Guidance can help students seek right college, career


Junior Blake Pereria, who currently has an undecided career plan, takes the Myers-Briggs Personality test in study hall on Thursday, April 26. Photo by Sawyer Osmun.

Sawyer Osmun, Reporter

For students who have not decided their college or career path, there are many ways to determine their future. Guidance counselors lend a hand to each student they have, but some students are still questioning their future, which determines their lifestyle. For most who don’t know what direction to steer in, they need more assistance. 

A college and career counselor is a way that students can have a personal and more hands-on way of determining their strengths and weaknesses in a hunt for finding the right college and career.

College and career counselors Dr. Dee Lohman, a physiologist and Becky Westlake, a teacher collaborate with different students, especially high school students. They mostly counsel FHS and HSE students to begin their process of lending a hand to hunt for the student’s career and college choice. According to CV Tips, Counselors will interview and help determine where a students talents and interests lie by giving recommendations that they can independently take on. Most counselors recommend internships in which college career counselors can put company contact information, internship opportunities and resources to guide students through the process.

“Dee started this business first and then I joined her because we saw a lot of great kids who went into college with no idea what they wanted to major in,” Westlake said. “They floundered around saying ‘what am I doing here,’ so they either quit or flunked out, so with guidance, there’s a purpose there.

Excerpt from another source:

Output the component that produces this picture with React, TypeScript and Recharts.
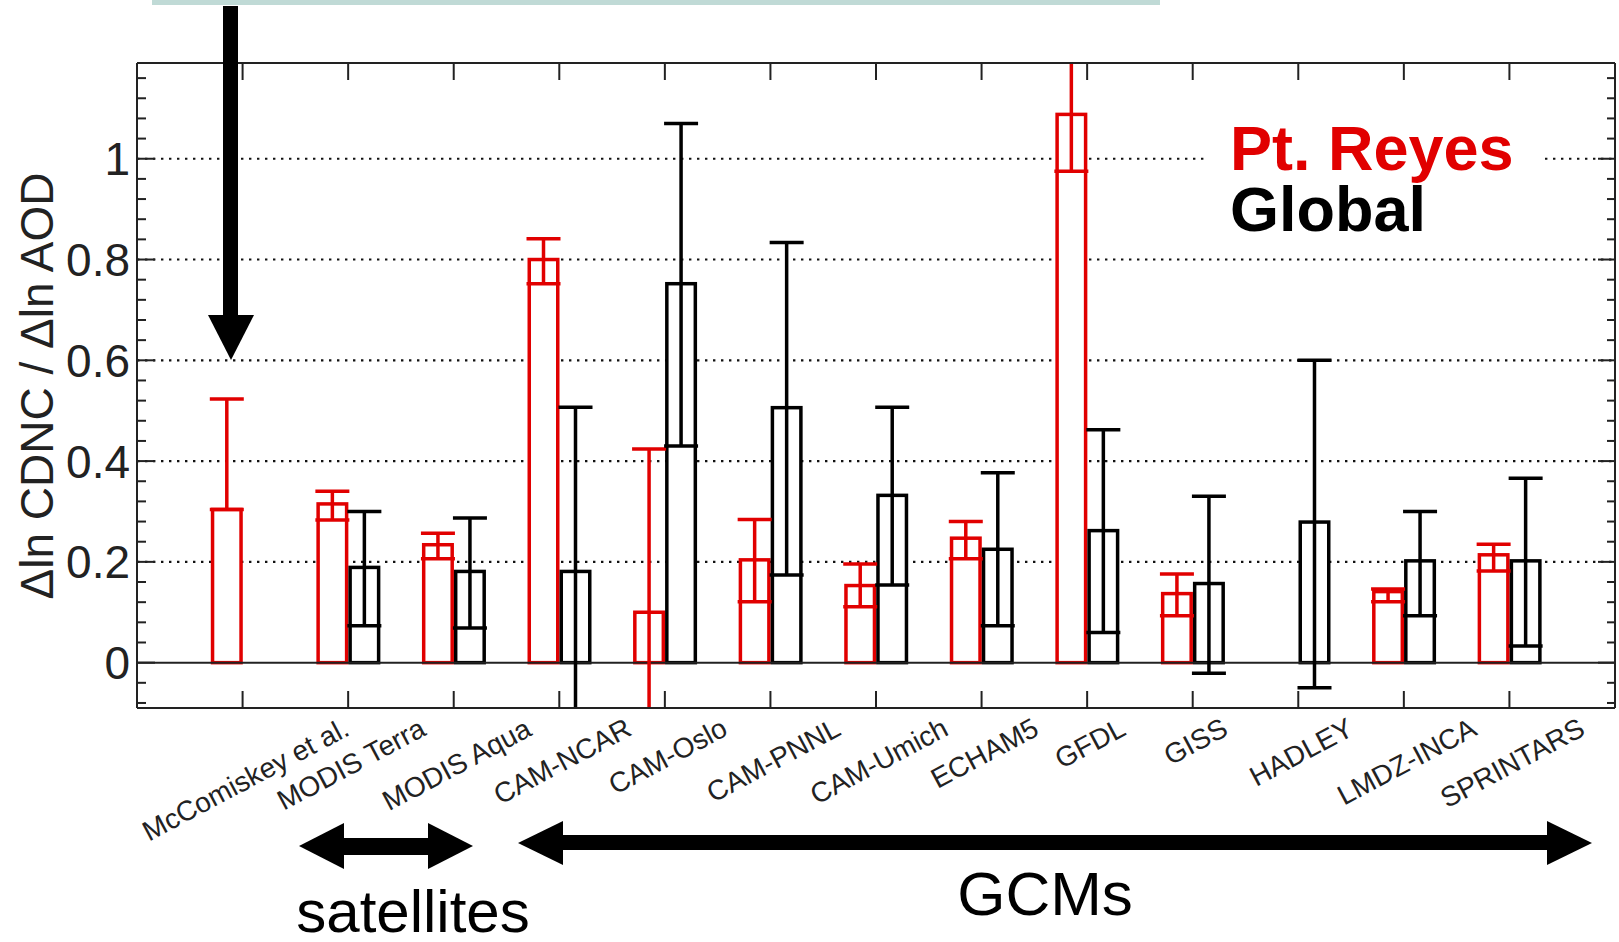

Plus, navigating those waters to get into college can be tough.”

First, students go through taking two assessments- a Myers-Briggs test and a Strong Invest Inventory, which gives students a rating on different existing profession fields. For a second meeting, parents and students attend to talk about college visits or preparation for the SAT.

“The high school counselors for the most part do a really good job guiding students, but they only have so much time to devote to each student, and we work in conjunction with the high schools or the colleges to provide extra support and to be available whenever you need us,” Lohman said.

Lohman and Westlake recommend students to keep GPA’s up and devote time to study for the SAT or ACT to benefit your chances of going into the majority of the colleges desired.